Task requirements
Give back exactly the lines from the beginning of the listing below to the line holding "import plotly.graph_objects as go", both ends included; the pictures stay out.

— begin Given information —

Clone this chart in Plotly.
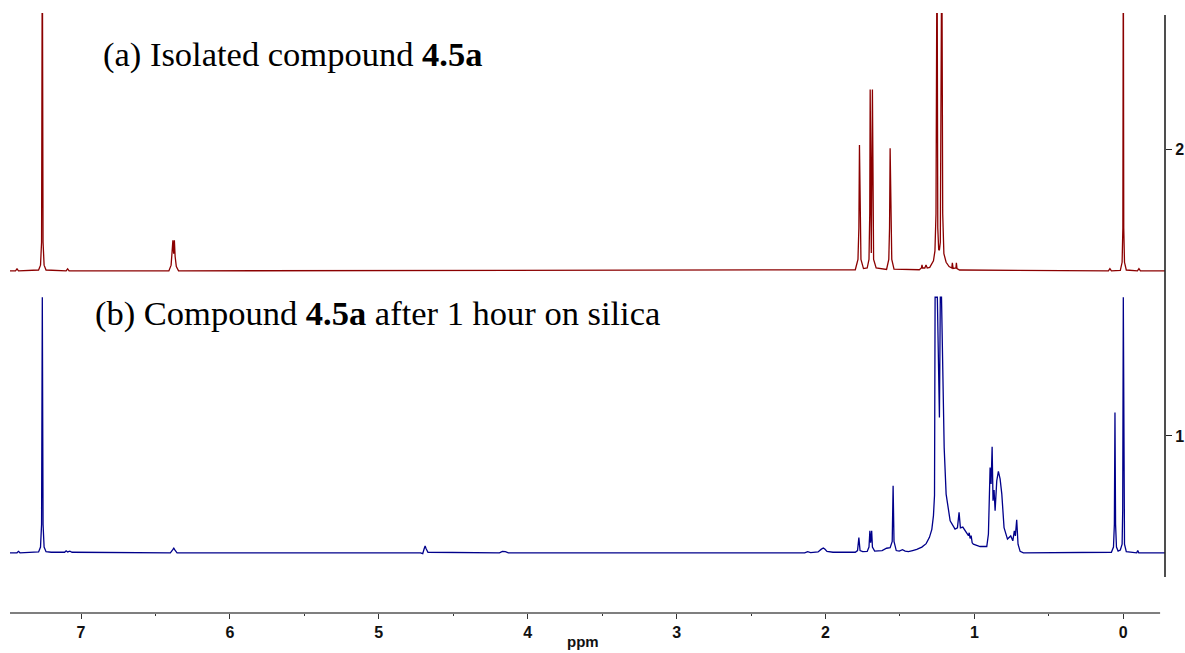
import plotly.graph_objects as go

# ---------------- data ----------------
# Spectrum (a): isolated compound 4.5a  -- ppm and intensity above its baseline (axis units)
red_ppm = [7.477, 7.44, 7.43, 7.42, 7.285, 7.272, 7.265, 7.26, 7.255, 7.248, 7.235,
           7.10, 7.09, 7.08,
           6.41, 6.395, 6.388, 6.383, 6.378, 6.373, 6.368, 6.36, 6.345,
           1.80, 1.782, 1.776, 1.772, 1.768, 1.762, 1.745,
           1.72, 1.708, 1.703, 1.700, 1.6925, 1.685, 1.682, 1.677, 1.66,
           1.59, 1.575, 1.570, 1.566, 1.561, 1.555, 1.54,
           1.37, 1.356, 1.352, 1.348, 1.333, 1.325, 1.317, 1.30, 1.285, 1.275,
           1.265, 1.258, 1.251, 1.246, 1.240, 1.235, 1.229, 1.224, 1.219, 1.213,
           1.205, 1.19, 1.17, 1.152, 1.148, 1.143, 1.124, 1.121, 1.117, 1.10,
           0.10, 0.09, 0.08, 0.02, 0.008, 0.003, 0.0, -0.003, -0.008, -0.02,
           -0.095, -0.105, -0.115, -0.28]
red_int = [0.0, 0.0, 0.007, 0.0, 0.003, 0.02, 0.1, 1.2, 0.1, 0.02, 0.003,
           0.0, 0.007, 0.0,
           0.0, 0.02, 0.07, 0.107, 0.06, 0.107, 0.05, 0.015, 0.0,
           0.004, 0.04, 0.15, 0.439, 0.15, 0.04, 0.008,
           0.01, 0.04, 0.2, 0.633, 0.062, 0.633, 0.2, 0.04, 0.01,
           0.005, 0.04, 0.15, 0.428, 0.15, 0.04, 0.006,
           0.004, 0.01, 0.021, 0.01, 0.01, 0.021, 0.01, 0.012, 0.028, 0.035,
           0.07, 0.2, 1.2, 0.15, 0.075, 0.072, 0.1, 0.5, 1.2, 0.2,
           0.06, 0.03, 0.015, 0.01, 0.028, 0.008, 0.01, 0.028, 0.008, 0.003,
           0.0, 0.008, 0.0, 0.002, 0.03, 0.15, 1.2, 0.15, 0.03, 0.003,
           0.0, 0.008, 0.0, 0.0]

# Spectrum (b): compound 4.5a after 1 hour on silica
blue_ppm = [7.477, 7.43, 7.42, 7.41, 7.285, 7.272, 7.265, 7.26, 7.255, 7.248, 7.235,
            7.20, 7.11, 7.10, 7.09, 7.075, 7.06,
            6.40, 6.385, 6.377, 6.37, 6.355,
            4.72, 4.705, 4.695, 4.689, 4.683, 4.67,
            4.19, 4.17, 4.15, 4.13,
            2.14, 2.12, 2.10, 2.05, 2.03, 2.015, 2.005, 1.99, 1.95,
            1.80, 1.785, 1.776, 1.768, 1.75,
            1.72, 1.708, 1.702, 1.697, 1.690, 1.685, 1.67,
            1.62, 1.59, 1.566, 1.552, 1.546, 1.540, 1.525,
            1.505, 1.483, 1.465, 1.443, 1.415, 1.387, 1.353, 1.324, 1.302, 1.286,
            1.275, 1.268, 1.264, 1.249, 1.235, 1.229, 1.221, 1.216, 1.210, 1.203,
            1.190, 1.163, 1.130, 1.114, 1.103, 1.094, 1.078, 1.051, 1.040, 1.035,
            1.029, 1.022, 1.015, 1.007, 0.962, 0.917, 0.906,
            0.8946, 0.888, 0.881, 0.875, 0.868, 0.861, 0.850, 0.839, 0.8275, 0.816,
            0.801, 0.778, 0.756, 0.742, 0.732, 0.725, 0.716, 0.707, 0.693, 0.671,
            0.08, 0.066, 0.060, 0.056, 0.052, 0.046, 0.035,
            0.02, 0.008, 0.004, 0.0, -0.004, -0.008, -0.02,
            -0.09, -0.097, -0.104, -0.28]
blue_int = [0.0, 0.0, 0.005, 0.0, 0.003, 0.02, 0.1, 0.892, 0.1, 0.02, 0.004,
            0.002, 0.002, 0.007, 0.003, 0.006, 0.002,
            0.0, 0.01, 0.016, 0.01, 0.0,
            0.0, -0.003, 0.015, 0.024, 0.015, 0.002,
            0.0, 0.005, 0.004, 0.0,
            0.0, 0.004, 0.001, 0.003, 0.012, 0.017, 0.013, 0.005, 0.002,
            0.002, 0.008, 0.053, 0.008, 0.004,
            0.005, 0.02, 0.077, 0.035, 0.077, 0.02, 0.006,
            0.008, 0.016, 0.018, 0.04, 0.234, 0.04, 0.008,
            0.006, 0.011, 0.006, 0.004, 0.008, 0.012, 0.02, 0.032, 0.054, 0.082,
            0.13, 0.2, 0.892, 0.892, 0.472, 0.892, 0.892, 0.75, 0.55, 0.367,
            0.205, 0.112, 0.083, 0.087, 0.141, 0.087, 0.09, 0.065, 0.06, 0.07,
            0.05, 0.06, 0.035, 0.03, 0.022, 0.022, 0.065,
            0.298, 0.240, 0.370, 0.182, 0.219, 0.147, 0.251, 0.284, 0.258, 0.205,
            0.088, 0.048, 0.059, 0.042, 0.077, 0.059, 0.115, 0.030, 0.005, 0.0,
            0.002, 0.02, 0.1, 0.49, 0.1, 0.02, 0.006,
            0.01, 0.03, 0.15, 0.892, 0.15, 0.03, 0.004,
            0.0, 0.008, 0.0, 0.0]

x_ticks = [0, 1, 2, 3, 4, 5, 6, 7]
y_ticks = [1, 2]
labels = ["(a) Isolated compound <b>4.5a</b>",
          "(b) Compound <b>4.5a</b> after 1 hour on silica"]

# ---------------- layout constants ----------------
RED_BASE = 1.576
BLUE_BASE = 0.592
X_RANGE = [7.477, -0.280]
Y_RANGE = [0.382, 2.476]
TICK_FONT = dict(family="Liberation Sans Narrow, Arial Narrow, Liberation Sans, Arial",
                 size=16, color="#111", weight="bold")

fig = go.Figure()
fig.add_trace(go.Scatter(x=red_ppm, y=[RED_BASE + v for v in red_int], mode="lines",
                         line=dict(color="#8B0000", width=1.3), hoverinfo="skip"))
fig.add_trace(go.Scatter(x=blue_ppm, y=[BLUE_BASE + v for v in blue_int], mode="lines",
                         line=dict(color="#00008B", width=1.3), hoverinfo="skip"))

fig.update_layout(
    width=1185, height=653,
    margin=dict(l=10, r=20, t=13, b=40, autoexpand=False),
    paper_bgcolor="white", plot_bgcolor="white",
    showlegend=False,
    xaxis=dict(range=X_RANGE, showgrid=False, zeroline=False, showline=False,
               automargin=False,
               tickmode="array", tickvals=x_ticks, ticks="outside", ticklen=5,
               tickwidth=1.3, tickcolor="#333",
               minor=dict(tickmode="linear", tick0=0.5, dtick=1, ticks="outside",
                          ticklen=2, tickwidth=1.3, tickcolor="#333", showgrid=False),
               tickfont=TICK_FONT),
    yaxis=dict(range=Y_RANGE, side="right", showgrid=False, zeroline=False,
               showline=False, automargin=False,
               tickmode="array", tickvals=y_ticks, ticks="outside",
               ticklen=6, tickwidth=1.3, tickcolor="#222", tickfont=TICK_FONT),
)

# axis lines
fig.add_shape(type="line", xref="x", yref="paper", x0=X_RANGE[0], x1=-0.247, y0=0, y1=0,
              line=dict(color="#555", width=1.6))
fig.add_shape(type="line", xref="paper", yref="y", x0=1, x1=1, y0=0.508, y1=2.469,
              line=dict(color="#222", width=1.6))

# text
fig.add_annotation(text=labels[0], xref="paper", yref="paper", x=0.0788, y=0.93,
                   xanchor="left", yanchor="middle", showarrow=False,
                   font=dict(family="Liberation Serif, Times New Roman, serif",
                             size=34.5, color="black"))
fig.add_annotation(text=labels[1], xref="paper", yref="paper", x=0.0719, y=0.5,
                   xanchor="left", yanchor="middle", showarrow=False,
                   font=dict(family="Liberation Serif, Times New Roman, serif",
                             size=34.5, color="black"))
fig.add_annotation(text="<b>ppm</b>", xref="x", yref="paper", x=3.626, y=-0.047,
                   xanchor="center", yanchor="middle", showarrow=False,
                   font=dict(family="Liberation Sans, Arial", size=15, color="#111"))

fig.write_html("out.html", config={"displayModeBar": False},
               post_script="document.body.style.margin='0';document.body.style.overflow='hidden';")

— end Given information —

Written solution
Clone this chart in Plotly.
import plotly.graph_objects as go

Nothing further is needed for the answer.